▶ **Dataset content**
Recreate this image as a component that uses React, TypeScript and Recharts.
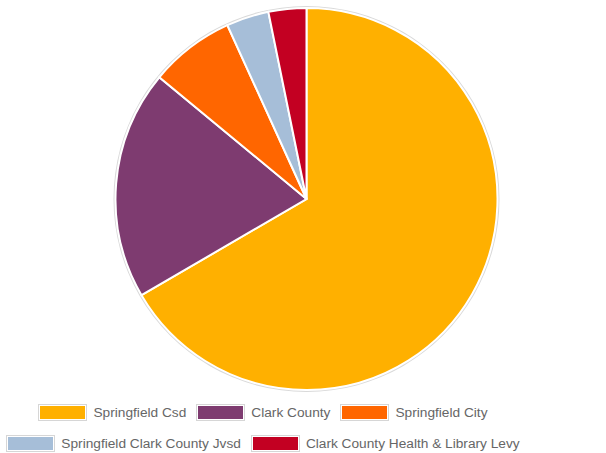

--

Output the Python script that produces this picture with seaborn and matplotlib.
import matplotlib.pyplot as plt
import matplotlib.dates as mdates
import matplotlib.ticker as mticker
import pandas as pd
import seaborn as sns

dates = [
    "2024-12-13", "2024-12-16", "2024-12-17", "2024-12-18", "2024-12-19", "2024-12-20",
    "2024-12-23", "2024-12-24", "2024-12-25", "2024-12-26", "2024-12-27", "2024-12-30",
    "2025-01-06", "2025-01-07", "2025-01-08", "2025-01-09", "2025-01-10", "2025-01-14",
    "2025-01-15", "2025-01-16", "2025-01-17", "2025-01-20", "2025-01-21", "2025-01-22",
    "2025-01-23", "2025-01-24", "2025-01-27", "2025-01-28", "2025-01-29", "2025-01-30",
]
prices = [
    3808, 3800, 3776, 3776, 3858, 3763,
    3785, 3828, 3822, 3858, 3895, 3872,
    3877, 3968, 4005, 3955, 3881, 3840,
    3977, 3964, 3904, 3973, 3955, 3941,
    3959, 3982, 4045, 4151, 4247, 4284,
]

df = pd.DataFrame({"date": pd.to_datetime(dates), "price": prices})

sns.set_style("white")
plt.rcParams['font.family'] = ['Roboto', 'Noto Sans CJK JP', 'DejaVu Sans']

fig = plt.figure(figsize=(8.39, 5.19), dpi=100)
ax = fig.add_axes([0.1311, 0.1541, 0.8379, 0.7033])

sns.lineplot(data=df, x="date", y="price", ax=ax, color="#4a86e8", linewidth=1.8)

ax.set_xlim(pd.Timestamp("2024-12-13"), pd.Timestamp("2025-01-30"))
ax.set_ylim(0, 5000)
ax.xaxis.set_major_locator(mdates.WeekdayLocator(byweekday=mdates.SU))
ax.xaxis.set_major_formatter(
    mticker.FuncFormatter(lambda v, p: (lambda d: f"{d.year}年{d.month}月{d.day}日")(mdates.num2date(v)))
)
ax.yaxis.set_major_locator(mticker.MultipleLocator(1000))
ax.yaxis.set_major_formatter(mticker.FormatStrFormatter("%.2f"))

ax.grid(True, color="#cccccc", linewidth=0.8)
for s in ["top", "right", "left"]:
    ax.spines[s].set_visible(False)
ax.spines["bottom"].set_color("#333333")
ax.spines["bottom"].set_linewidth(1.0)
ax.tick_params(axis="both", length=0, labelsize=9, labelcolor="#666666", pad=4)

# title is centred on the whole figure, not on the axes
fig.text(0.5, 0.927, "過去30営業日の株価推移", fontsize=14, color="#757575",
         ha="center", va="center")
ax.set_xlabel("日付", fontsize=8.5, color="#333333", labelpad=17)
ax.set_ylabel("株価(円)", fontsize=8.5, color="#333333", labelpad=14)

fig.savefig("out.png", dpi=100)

▶ **Aim of the exercise**
Search the listing for the word "this". Copy every line in which it occurs.

▶ **Problem solution**
Recreate this image as a component that uses React, TypeScript and Recharts.
Output the Python script that produces this picture with seaborn and matplotlib.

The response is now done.